Ohne diesen Audioguide ist das Museum inhaltlich (und vor allem auch ideologisch) absolut nicht zu beurteilen. So weit, dass man ihn hätte testen können, war es am Nachmittag vor Eröffnung, als DrehPunktKultur die Bibel-Großbaustelle im Endspurt besichtigte, noch nicht. Da war noch eine kleine Armee von Handwerkern und Ehrenamtlichen am Werk, es wurde rundum gehämmert, gebohrt, gesägt und geklebt. „240 Künstlerinnen und Künstler“ sind ja angesagt, wenn es am Samstag (11.3.) mit einem Festzug vom Schloss Mirabell hierher geht. Den Begriff „Künstler“ darf man nicht zu eng sehen. Sagen wir: Leute, die sich bildnerisch gestaltend eingebracht haben. Kitsch ist – siehe Katechismusbildchen aus welcher Zeit auch immer – kein Kriterium, mit dem man bildlicher Religionsvermittlung gerecht wird.
Ein Markt ist da, mit einem Gewürzstand und Töpferwerkstatt, man kann in Kostüme schlüpfen, wie sie in Jesu‘ Zeit getragen wurden. In einem Pseudo-Gipsrelief sehen wir Römer, die es sich gut gehen lassen. „Unter den Füßen der fetten römischen Wohlstandsgesellschaft geht der Weg Jesu in den Tod“, erklärt Heinrich Wagner, Bibelreferent der Erzdiözese, Pfarrer in St.
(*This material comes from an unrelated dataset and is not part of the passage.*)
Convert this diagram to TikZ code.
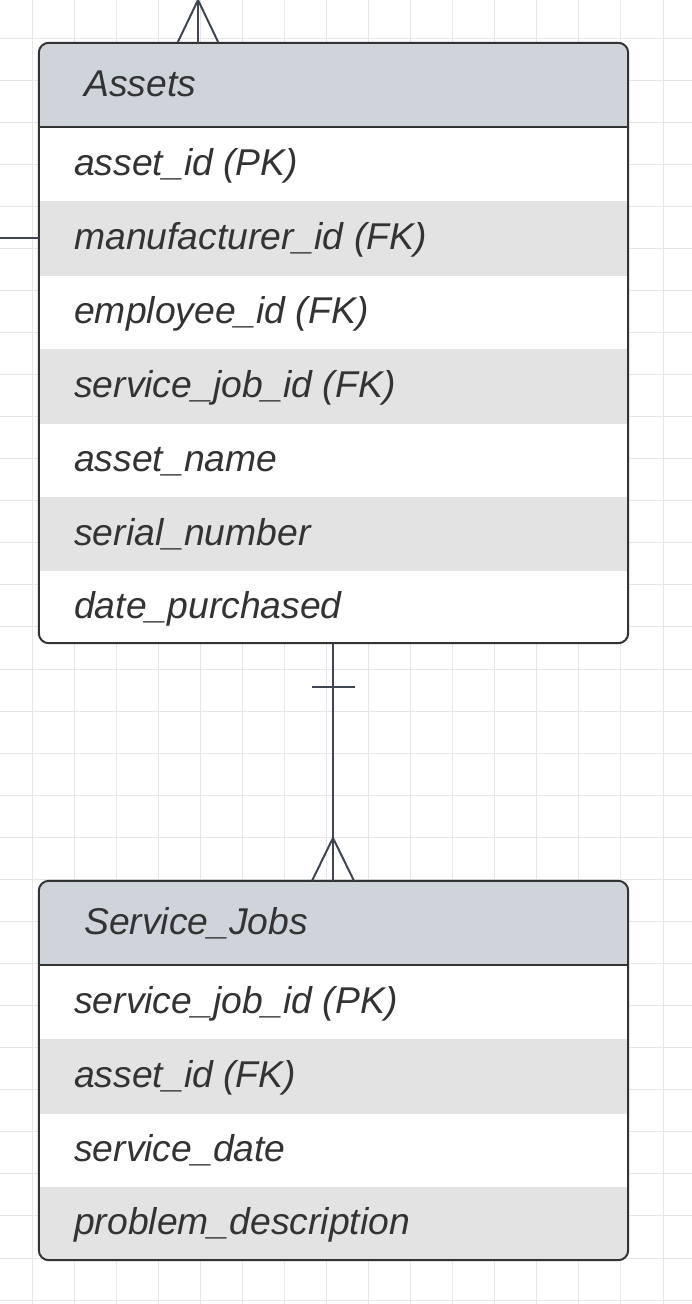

Elisabeth und nun eben auch Direktor des eigenen Erlebnismuseums.
Andere Stationen sind eher symbolhaft gehalten: Ein dunkler Raum mit Wurzelwerk an der Decke soll suggerieren, dass die Beschäftigung mit der Bibel bedeute, „sich an die Wurzeln zu begeben“, erklärt Wagner. Strohsäcke, dicht an dicht gehängt, fordern die Unternehmungslust heraus, sich einen Weg durch die Hindernisse zu bahnen. Empüfangen wird man von einem Bereich mit dem Beginn der Bibel: in hebräischen Schriftzeichen. Die Begegnung mit dem Judentum hat in der Elisabethkirche ein lange Tradition.
Kinder werden begeistert sein, wenn sie sich durch enge, stockfinstere Gänge tasten können. Ein plötzlicher Blitz in einem schmalen Gang: Paulus‘ Damaskus-Erlebnis. Nach den handfesten Dingen rundum hätte man als Besucher an der Stelle eigentlich ein Rodeo-Pferd erwartet, das einen vehement aus dem Sattel katapultiert wie einst den Apostel bei seiner Bekehrung. Aber da wäre die Verletzungsgefahr denn doch zu groß.
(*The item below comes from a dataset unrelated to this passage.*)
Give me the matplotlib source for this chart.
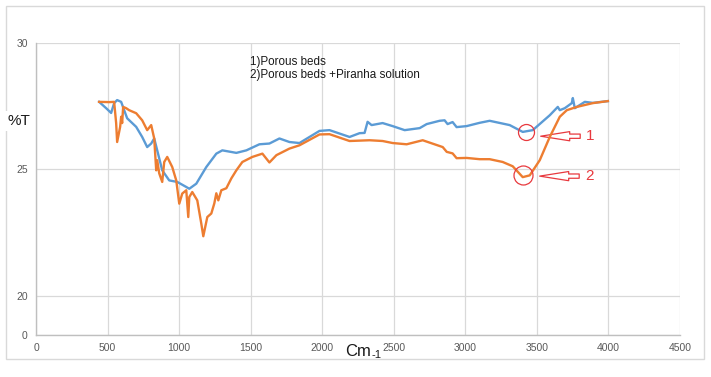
import numpy as np
import matplotlib
matplotlib.use("Agg")
import matplotlib.pyplot as plt
from matplotlib.patches import FancyArrowPatch, Rectangle

plt.rcParams['font.family'] = ['Liberation Sans', 'DejaVu Sans']

# blue: porous beds
wn1 = [441, 490, 525, 546, 567, 595, 616, 637, 700, 742, 777, 805, 826, 847, 882,
       931, 987, 1050, 1071, 1120, 1190, 1260, 1302, 1400, 1470, 1561, 1631, 1701,
       1771, 1841, 1981, 2051, 2191, 2261, 2296, 2317, 2345, 2422, 2492, 2576, 2681,
       2730, 2820, 2855, 2876, 2911, 2939, 3009, 3100, 3170, 3310, 3401, 3471, 3590,
       3646, 3660, 3695, 3744, 3751, 3765, 3835, 3891, 3996]
t1 = [27.67, 27.42, 27.23, 27.62, 27.74, 27.67, 27.34, 27.02, 26.68, 26.28, 25.88,
      26.02, 26.22, 25.75, 24.96, 24.56, 24.50, 24.30, 24.23, 24.43, 25.09, 25.62,
      25.75, 25.65, 25.75, 25.99, 26.02, 26.22, 26.08, 26.04, 26.52, 26.55, 26.28,
      26.43, 26.44, 26.88, 26.75, 26.83, 26.71, 26.55, 26.63, 26.79, 26.92, 26.94,
      26.79, 26.87, 26.67, 26.71, 26.84, 26.92, 26.75, 26.48, 26.55, 27.14, 27.47,
      27.34, 27.42, 27.62, 27.82, 27.42, 27.67, 27.63, 27.70]

# orange: porous beds + piranha solution
wn2 = [441, 511, 546, 560, 567, 588, 595, 602, 609, 630, 651, 700, 742, 777, 805,
       826, 840, 847, 861, 882, 896, 917, 952, 980, 1001, 1022, 1050, 1064, 1071,
       1092, 1127, 1155, 1169, 1197, 1225, 1246, 1260, 1274, 1295, 1330, 1365, 1400,
       1442, 1512, 1582, 1631, 1680, 1771, 1841, 1981, 2051, 2191, 2331, 2422, 2492,
       2590, 2702, 2842, 2870, 2911, 2939, 3009, 3100, 3170, 3261, 3331, 3401, 3450,
       3520, 3590, 3660, 3709, 3779, 3891, 3996]
t2 = [27.67, 27.66, 27.67, 26.83, 26.08, 26.68, 27.08, 26.83, 27.47, 27.42, 27.34,
      27.22, 26.94, 26.55, 26.75, 26.22, 24.96, 25.36, 24.84, 24.50, 25.29, 25.49,
      25.09, 24.56, 23.64, 24.04, 24.17, 23.11, 23.90, 24.10, 23.77, 22.85, 22.35,
      23.11, 23.25, 23.65, 24.05, 23.77, 24.17, 24.25, 24.64, 24.96, 25.29, 25.49,
      25.62, 25.27, 25.56, 25.82, 25.95, 26.38, 26.39, 26.12, 26.15, 26.12, 26.04,
      25.99, 26.15, 25.88, 25.69, 25.63, 25.44, 25.45, 25.40, 25.40, 25.29, 25.12,
      24.69, 24.76, 25.36, 26.28, 27.08, 27.34, 27.47, 27.62, 27.70]

legend_lines = "1)Porous beds\n2)Porous beds +Piranha solution"
xticks = [0, 500, 1000, 1500, 2000, 2500, 3000, 3500, 4000, 4500]
yticks = [0, 20, 25, 30]

# marked minima and labels
marks = [(3422, 26.46, 16), (3401, 24.79, 19)]
arrows = [(3822, 3507, 26.31, "1"), (3815, 3500, 24.73, "2")]

# y axis: 0-20 squeezed into a small band below 20-30
LOW = 1.56


def fwd(y):
    y = np.asarray(y, dtype=float)
    return np.where(y >= 20, LOW + (y - 20), y * LOW / 20)


def inv(v):
    v = np.asarray(v, dtype=float)
    return np.where(v >= LOW, 20 + (v - LOW), v * 20 / LOW)


fig = plt.figure(figsize=(7.11, 3.77), dpi=100)
ax = fig.add_axes([36 / 711, 42 / 377, 644 / 711, 292 / 377])
ax.set_yscale('function', functions=(fwd, inv))

ax.plot(wn1, t1, color='#5B9BD5', lw=1.7)
ax.plot(wn2, t2, color='#ED7D31', lw=1.7)

ax.set_xlim(0, 4500)
ax.set_ylim(0, 30)
ax.set_xticks(xticks)
ax.set_yticks(yticks)
ax.tick_params(length=0, labelsize=7.5, labelcolor='#595959', pad=6)
ax.grid(True, color='#D9D9D9', lw=0.9)
ax.set_axisbelow(True)
for s in ['top', 'right']:
    ax.spines[s].set_visible(False)
for s in ['left', 'bottom']:
    ax.spines[s].set_color('#BFBFBF')
    ax.spines[s].set_linewidth(1)

ax.text(0.332, 0.955, legend_lines, transform=ax.transAxes, fontsize=8.4,
        va='top', ha='left', color='#1a1a1a', linespacing=1.1)

red = '#E8393E'
for x, y, ms in marks:
    ax.plot([x], [y], 'o', ms=ms * 0.72, mfc='none', mec=red, mew=0.9)
for x0, x1, y, lab in arrows:
    ax.add_patch(FancyArrowPatch((x0, y), (x1, y),
                                 arrowstyle='simple,head_length=1.9,head_width=0.6,tail_width=0.28',
                                 mutation_scale=11, fc='white', ec=red, lw=0.9))
    ax.text(x0 + 20, y, lab, color=red, fontsize=11, va='center', ha='left')

# outer chart border
fig.patches.append(Rectangle((6 / 711, 18 / 377), 698 / 711, 353 / 377,
                             transform=fig.transFigure, fill=False,
                             ec='#D9D9D9', lw=1))

fig.text(19 / 711, 1 - 121 / 377, "%T", fontsize=11, ha='center', va='center',
         color='#1a1a1a', bbox=dict(fc='white', ec='none', pad=2))
fig.text(345 / 711, 1 - 352 / 377, "Cm", fontsize=12, ha='left', va='center',
         color='#1a1a1a')
fig.text(371 / 711, 1 - 355 / 377, "-1", fontsize=8, ha='left', va='center',
         color='#1a1a1a')

fig.savefig("out.png", dpi=100)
Die Wanderungen des Apostels Paulus sind ein großes Thema. Seine Wege im Mittelmeerraum entsprächen in etwa der Entfernung von Madrid bis Teheran. Paulus hat also auf großem Fuß gelebt (was man nicht im heutigen Sinn des Sprichworts verstehen darf). Der Riesenfuß steht jedenfalls anschaulich da, wie auch ein beplanktes Segelschiff, in dessen Bauch kleine Filmchen von biblischen Stätten gezeigt werden.
Stationen zum Erleben und Erkunden auf Schritt und Tritt. Unter Säulchen bergen kleine Tresore mit verspielten Modellbau-Dingen, die die richtigen Antworten auf Quizzfragen bestätigen. Mit einem abschlägigen Bescheid ist beim „Glücksautomaten“ zu rechnen, ganz egal, wie viele Münzen man hinein wirft. Mehr Geld, mehr Glück – das spielt’s beim lieben Gott nicht, soll an dieser Erlebnisstation vermittelt werden.